Auch Dominik Knobloch, Kaufland-Sprecher, meint: „Lebensmittel gehören auf den Teller und nicht in die Tonne.“ Daher wurden auch in den Kaufland-Filialen (zwei davon in Düsseldorf) Maßnahmen ergriffen. „Seit einigen Jahren nehmen wir Landwirten Äpfel, Karotten und Kartoffeln mit optischen Mängeln ab. Diese haben wir dauerhaft im Sortiment und verkaufen sie zu günstigen Preisen.“ Zusätzlich werde bei der gezielten Bedarfsplanung Wetterprognosen und Feiertage berücksichtigt. „Seit vielen Jahren sind wir zudem Partner der Tafeln und bedienen diese bevorzugt. Alternativ zu den Tafeln bedienen wir an einzelnen Standorten karitative Einrichtungen sowie die Initiative Foodsharing“, so Knobloch.

Auch Edeka versucht ihre Lebensmittelverschwendung in den Märkten (davon 16 in Düsseldorf) so gering wie möglich zu halten. Sprecherin Kerstin Holla betont: „Die Kaufleute und Großhandlungen spenden regelmäßig ihre Lebensmittel an die bundesweit rund 900 lokalen Tafel-Initiativen.“

Zudem spenden auch die Aldi Süd-Filialen alle nicht mehr verkaufs- aber noch verzehrfähigen Lebensmittel, wie Sprecherin Regina Tran van bestätigt. „Aldi Süd ist langjähriger Partner der Tafel und weiterer Organisationen wie Foodsharing, bei denen sich Menschen Lebensmittel holen können, die sich diese nicht leisten können. Auch in Düsseldorf arbeiten die Filialen mit der Tafel zusammen.“

Aktuelle Rechtslage

Wer zurzeit Lebensmittel aus fremden Mülltonnen mitnimmt, kann wegen Diebstahls bestraft werden, denn die weggeworfenen Nahrungsmittel gehören weiterhin dem Entsorger. So gilt beispielsweise ein Supermarktinhaber als Eigentümer der entsorgten Lebensmittel. Folglich nimmt eine containernde Person dem Inhaber sein Eigentum weg und begeht daher einen Diebstahl.

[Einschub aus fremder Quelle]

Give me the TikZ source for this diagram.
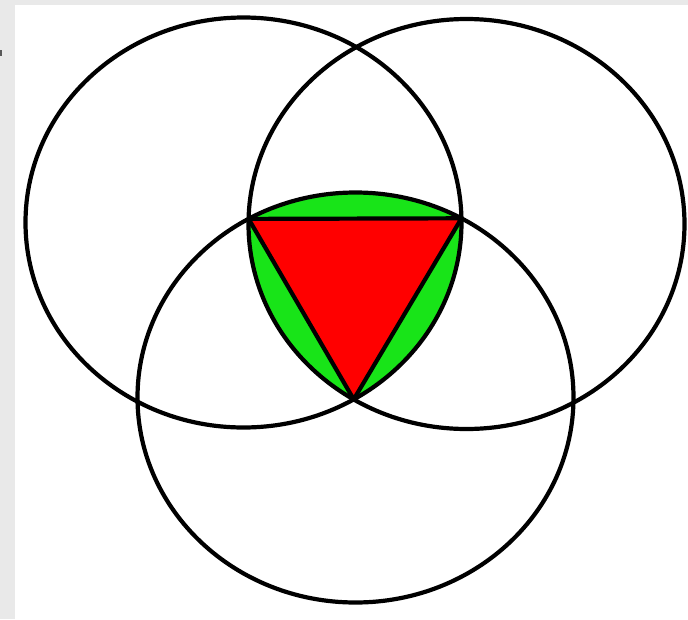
\documentclass[tikz,border=0pt]{standalone}
\usepackage{tikz}

\definecolor{lensgreen}{RGB}{24,228,24}
\definecolor{corered}{RGB}{255,0,0}
\definecolor{framegray}{RGB}{233,233,233}

\begin{document}
\begin{tikzpicture}[
    x=1pt, y=-1pt,
    ring/.style={draw=black, line width=4.2pt},
    edge/.style={draw=black, line width=4.2pt, line join=round},
    oval/.style={x radius=218, y radius=205}
]
\useasboundingbox (0,0) rectangle (688,619);
\fill[white] (0,0) rectangle (688,619);

% Frame
\fill[framegray] (0,0) rectangle (15,619);
\fill[framegray] (0,0) rectangle (688,5);
\fill[black!65] (0,50) rectangle (2,56);

% Circle centres
\coordinate (cleft) at (243.5,222.5);
\coordinate (cright) at (466.5,224);
\coordinate (cbottom) at (355.5,397.5);

% Triangle corners
\coordinate (tleft) at (248.6,218.9);
\coordinate (tright) at (461.5,218.3);
\coordinate (tbottom) at (353.7,399.4);

% Common part of the three circles
\begin{scope}
    \clip (cleft) ellipse [oval];
    \clip (cright) ellipse [oval];
    \fill[lensgreen] (cbottom) ellipse [oval];
\end{scope}

% Triangle
\filldraw[edge, fill=corered] (tleft) -- (tright) -- (tbottom) -- cycle;

% Circles
\draw[ring] (cleft) ellipse [oval];
\draw[ring] (cright) ellipse [oval];
\draw[ring] (cbottom) ellipse [oval];

\end{tikzpicture}
\end{document}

Werden beim Containern Zäune oder Mauern überwunden und man betritt das Gelände ohne Genehmigung, kann zudem ein Strafverfahren wegen Hausfriedensbruch eingeleitet werden. Beschädigt man beim Eindringen Schlösser, Zäune oder Abfallbehälter, so macht man sich der Sachbeschädigung schuldig. Mit welcher Strafe man jedoch rechnen muss, ist immer von Einzelfall abhängig.